- Born: April 28, 1911 Rexdale, Ontario, Canada
- Died: October 1, 1993 (aged 82) Toronto, Ontario, Canada
- Education: University of Toronto
- Scientific career
- Workplaces: Toronto General Hospital, Princess Margaret Hospital

= Vera Peters =

Canadian oncologist (1911–1993)

Mildred Vera Peters, OC (28 April 1911 – 1 October 1993) was a Canadian oncologist and clinical investigator.

Peters received her medical degree from the University of Toronto in 1934. In 1950 she published a landmark paper demonstrating for the first time that many patients with early Hodgkin's disease, then considered incurable, could be completely cured if given high-dose radiation. She later went on to study the use of radiation therapy in the treatment of breast cancer. Her research, carried out at the Princess Margaret Hospital, demonstrated that breast-conserving surgery (lumpectomy) followed by radiation was just as effective as radical mastectomy which had a significant impact on the lives of the many women who experience breast cancer.

Peters' original research was met with skepticism by the medical establishment in the 1950s and she remarked in an interview that it took over 10 years for her findings to be accepted.
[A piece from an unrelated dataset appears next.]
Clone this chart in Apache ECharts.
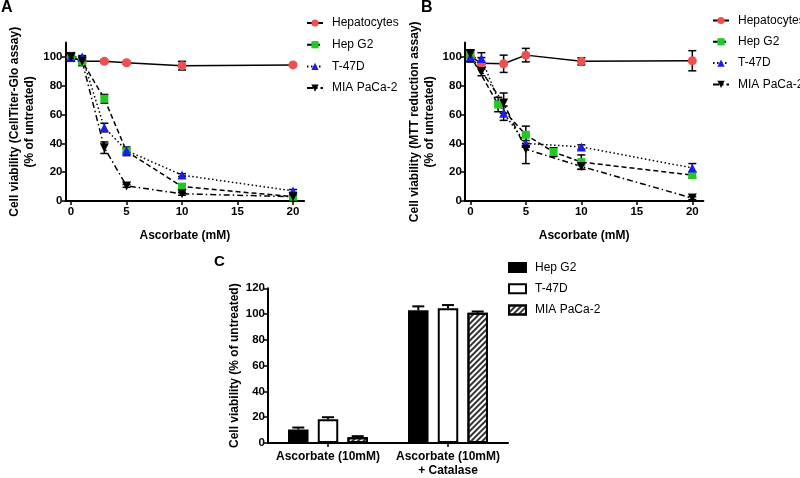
<!DOCTYPE html>
<html>
<head>
<meta charset="utf-8">
<script src="https://cdn.jsdelivr.net/npm/echarts@6/dist/echarts.min.js"></script>
<style>html,body{margin:0;padding:0;background:#fff}#c{width:800px;height:478px}</style>
</head>
<body>
<div id="c"></div>
<script>
// ---------- data ----------
const seriesNames = ['Hepatocytes', 'Hep G2', 'T-47D', 'MIA PaCa-2'];
const xTicksAB = [0, 5, 10, 15, 20];
const yTicksAB = [0, 20, 40, 60, 80, 100];
const yTicksC = [0, 20, 40, 60, 80, 100, 120];

// Panel A (CellTiter-Glo)
const doseA = [0, 1, 3, 5, 10, 20];
const hepatocytesA = [100, 97, 97, 96, 94, 94.5];
const hepatocytesErrA = [1.5, 1, 1, 1, 3, 1];
const hepg2A = [100, 97, 71, 34.5, 10, 3];
const hepg2ErrA = [3, 3, 3, 3, 2, 1];
const t47dA = [100, 100, 51, 35, 18, 7];
const t47dErrA = [1, 1, 3, 1, 1, 1];
const miaA = [100, 97, 37, 10.5, 5, 3];
const miaErrA = [1, 1, 4, 1, 1, 1];

// Panel B (MTT)
const doseHepB = [0, 1, 3, 5, 10, 20];
const hepatocytesB = [100.5, 95.6, 95.3, 101.3, 97, 97.4];
const hepatocytesErrB = [4, 4, 6, 4.7, 2.5, 7];
const doseHepg2B = [0, 2.5, 5, 7.5, 10, 20];
const hepg2B = [101, 67, 46, 34, 27, 18];
const hepg2ErrB = [4, 5, 6, 3, 5, 2];
const doseT47dB = [0, 1, 3, 5, 10, 20];
const t47dB = [100, 99, 61, 40, 37.5, 23];
const t47dErrB = [3, 4, 5, 2, 1.5, 3];
const doseMiaB = [0, 1, 3, 5, 10, 20];
const miaB = [102, 90, 68, 36, 24, 2];
const miaErrB = [3, 3, 7, 10, 2, 1];

// Panel C (bars)
const categoriesC = ['Ascorbate (10mM)', 'Ascorbate (10mM)\n+ Catalase'];
const hepg2C = [10.5, 103];
const hepg2ErrC = [1.5, 3];
const t47dC = [18.5, 104.5];
const t47dErrC = [1.5, 2.5];
const miaC = [4.5, 101];
const miaErrC = [0.8, 1];

// ---------- styles ----------
const FONT = 'Liberation Sans, Arial, sans-serif';
const styles = [
  { symbol: 'circle', size: 9, rotate: 0, color: '#ef4f4f', line: 'solid' },
  { symbol: 'rect', size: 8, rotate: 0, color: '#22c922', line: [5, 3] },
  { symbol: 'triangle', size: 9, rotate: 0, color: '#1c1cee', line: [1.5, 2.5] },
  { symbol: 'triangle', size: 9, rotate: 180, color: '#000000', line: [6, 3, 1.5, 3] }
];

function pairs(xs, ys) { return xs.map((x, i) => [x, ys[i]]); }
function triples(xs, ys, es) { return xs.map((x, i) => [x, ys[i], es[i]]); }

function lineSeries(k, xs, ys, axisIdx) {
  const s = styles[k];
  return {
    type: 'line', name: seriesNames[k], xAxisIndex: axisIdx, yAxisIndex: axisIdx,
    data: pairs(xs, ys), symbol: s.symbol, symbolSize: s.size, symbolRotate: s.rotate,
    itemStyle: { color: s.color },
    lineStyle: { color: '#000', width: 1.5, type: s.line },
    z: 3
  };
}

function errSeries(xs, ys, es, axisIdx) {
  return {
    type: 'custom', xAxisIndex: axisIdx, yAxisIndex: axisIdx, z: 2, silent: true,
    data: triples(xs, ys, es),
    renderItem: function (params, api) {
      const x = api.value(0), y = api.value(1), e = api.value(2);
      const lo = api.coord([x, y - e]), hi = api.coord([x, y + e]);
      const st = { stroke: '#000', lineWidth: 1.5 };
      return { type: 'group', children: [
        { type: 'line', shape: { x1: lo[0], y1: lo[1], x2: hi[0], y2: hi[1] }, style: st },
        { type: 'line', shape: { x1: lo[0] - 4, y1: lo[1], x2: lo[0] + 4, y2: lo[1] }, style: st },
        { type: 'line', shape: { x1: hi[0] - 4, y1: hi[1], x2: hi[0] + 4, y2: hi[1] }, style: st }
      ]};
    }
  };
}

const barOffsets = [-29.7, 0, 29.7];
function barErrSeries(ys, es, k) {
  return {
    type: 'custom', xAxisIndex: 2, yAxisIndex: 2, z: 4, silent: true,
    data: ys.map((y, i) => [i, y, es[i]]),
    renderItem: function (params, api) {
      const i = api.value(0), y = api.value(1), e = api.value(2);
      const b = api.coord([i, y]), t = api.coord([i, y + e]);
      const x = b[0] + barOffsets[k];
      const st = { stroke: '#000', lineWidth: 2 };
      return { type: 'group', children: [
        { type: 'line', shape: { x1: x, y1: b[1], x2: x, y2: t[1] }, style: st },
        { type: 'line', shape: { x1: x - 6, y1: t[1], x2: x + 6, y2: t[1] }, style: st }
      ]};
    }
  };
}

const axisLabelStyle = { color: '#000', fontWeight: 'bold', fontSize: 11.5, fontFamily: FONT };
const nameStyle = { color: '#000', fontWeight: 'bold', fontSize: 12, fontFamily: FONT, lineHeight: 15 };
const axLine = { show: true, onZero: false, lineStyle: { color: '#000', width: 2 } };
const axTick = (vals) => ({ show: true, inside: false, length: 4, lineStyle: { color: '#000', width: 1.5 }, customValues: vals });

function xValAxis(gi) {
  return {
    type: 'value', gridIndex: gi, min: -0.5, max: 21,
    axisLine: axLine, axisTick: axTick(xTicksAB), splitLine: { show: false },
    axisLabel: Object.assign({ customValues: xTicksAB, margin: 5 }, axisLabelStyle),
    name: 'Ascorbate (mM)', nameLocation: 'middle', nameGap: 27, nameTextStyle: nameStyle
  };
}
function yValAxis(gi, title) {
  return {
    type: 'value', gridIndex: gi, min: 0, max: 110,
    axisLine: axLine, axisTick: axTick(yTicksAB), splitLine: { show: false },
    axisLabel: Object.assign({ customValues: yTicksAB, margin: 3 }, axisLabelStyle),
    name: title, nameLocation: 'middle', nameGap: 28, nameTextStyle: nameStyle
  };
}

const decalMia = { symbol: 'rect', symbolSize: 1, dashArrayX: [1, 0], dashArrayY: [1.2, 2], rotation: -Math.PI / 4, color: '#333' };
const legendText = { fontSize: 12, color: '#000', fontFamily: FONT, lineHeight: 14, padding: [0, 0, 0, 4] };

const option = {
  animation: false,
  backgroundColor: '#fff',
  textStyle: { fontFamily: FONT },
  grid: [
    { left: 65.5, top: 42.6, width: 238.6, height: 158.4 },
    { left: 464.8, top: 42.6, width: 238.6, height: 158.4 },
    { left: 268, top: 288.3, width: 240, height: 158.4 }
  ],
  xAxis: [
    xValAxis(0), xValAxis(1),
    {
      type: 'category', gridIndex: 2, data: categoriesC,
      axisLine: { show: true, lineStyle: { color: '#000', width: 2 } },
      axisTick: { show: true, alignWithLabel: true, length: 4, lineStyle: { color: '#000', width: 1.5 } },
      axisLabel: Object.assign({}, axisLabelStyle, { fontSize: 12, lineHeight: 14, margin: 7, interval: 0 })
    }
  ],
  yAxis: [
    yValAxis(0, 'Cell viability (CellTiter-Glo assay)\n(% of untreated)'),
    yValAxis(1, 'Cell viability (MTT reduction assay)\n(% of untreated)'),
    {
      type: 'value', gridIndex: 2, min: 0, max: 120,
      axisLine: axLine, axisTick: axTick(yTicksC), splitLine: { show: false },
      axisLabel: Object.assign({ customValues: yTicksC, margin: 3 }, axisLabelStyle),
      name: 'Cell viability (% of untreated)', nameLocation: 'middle', nameGap: 26, nameTextStyle: nameStyle
    }
  ],
  legend: [
    {
      left: 306, top: 16, padding: 0, orient: 'vertical', itemWidth: 16, itemHeight: 9, itemGap: 7.7,
      data: seriesNames, textStyle: legendText, selectedMode: false
    },
    {
      left: 712, top: 13.5, padding: 0, orient: 'vertical', itemWidth: 16, itemHeight: 9, itemGap: 7.3,
      data: seriesNames, textStyle: legendText, selectedMode: false
    },
    {
      left: 508, top: 260.5, padding: 0, orient: 'vertical', itemWidth: 17, itemHeight: 9, itemGap: 7.3,
      icon: 'rect',
      data: ['Hep G2 ', 'T-47D ', 'MIA PaCa-2 '],
      formatter: (n) => n.trim(),
      textStyle: legendText, selectedMode: false
    }
  ],
  graphic: [
    { type: 'text', left: 1, top: 0, style: { text: 'A', font: 'bold 16px ' + FONT, fill: '#000' } },
    { type: 'text', left: 421, top: 0, style: { text: 'B', font: 'bold 16px ' + FONT, fill: '#000' } },
    { type: 'text', left: 214, top: 254, style: { text: 'C', font: 'bold 15px ' + FONT, fill: '#000' } }
  ],
  series: [
    errSeries(doseA, hepatocytesA, hepatocytesErrA, 0),
    errSeries(doseA, hepg2A, hepg2ErrA, 0),
    errSeries(doseA, t47dA, t47dErrA, 0),
    errSeries(doseA, miaA, miaErrA, 0),
    lineSeries(0, doseA, hepatocytesA, 0),
    lineSeries(1, doseA, hepg2A, 0),
    lineSeries(2, doseA, t47dA, 0),
    lineSeries(3, doseA, miaA, 0),

    errSeries(doseHepB, hepatocytesB, hepatocytesErrB, 1),
    errSeries(doseHepg2B, hepg2B, hepg2ErrB, 1),
    errSeries(doseT47dB, t47dB, t47dErrB, 1),
    errSeries(doseMiaB, miaB, miaErrB, 1),
    lineSeries(0, doseHepB, hepatocytesB, 1),
    lineSeries(1, doseHepg2B, hepg2B, 1),
    lineSeries(2, doseT47dB, t47dB, 1),
    lineSeries(3, doseMiaB, miaB, 1),

    { type: 'bar', name: 'Hep G2 ', xAxisIndex: 2, yAxisIndex: 2, data: hepg2C, barWidth: 20.5, barGap: '45%',
      itemStyle: { color: '#000', borderColor: '#000', borderWidth: 1.5 } },
    { type: 'bar', name: 'T-47D ', xAxisIndex: 2, yAxisIndex: 2, data: t47dC, barWidth: 20.5, barGap: '45%',
      itemStyle: { color: '#fff', borderColor: '#000', borderWidth: 2 } },
    { type: 'bar', name: 'MIA PaCa-2 ', xAxisIndex: 2, yAxisIndex: 2, data: miaC, barWidth: 20.5, barGap: '45%',
      itemStyle: { color: '#fff', borderColor: '#000', borderWidth: 2, decal: decalMia } },
    barErrSeries(hepg2C, hepg2ErrC, 0),
    barErrSeries(t47dC, t47dErrC, 1),
    barErrSeries(miaC, miaErrC, 2)
  ]
};

const chart = echarts.init(document.getElementById('c'), null, { renderer: 'canvas' });
chart.setOption(option);
</script>
</body>
</html>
In recognition of her medical work Peters was awarded two honorary doctorates (from York University in 1975 and Queen's University in 1983) and in 1979 received both a gold medal from the American Society for Therapeutic Radiology and Oncology and a Medaille Antoine Beclere. In 1988 she was named a Woman of Distinction by the Canadian Breast Cancer Foundation. She was appointed a Member of the Order of Canada in 1975, raised to Officer in 1977, and was posthumously inducted into the Canadian Medical Hall of Fame in 2010.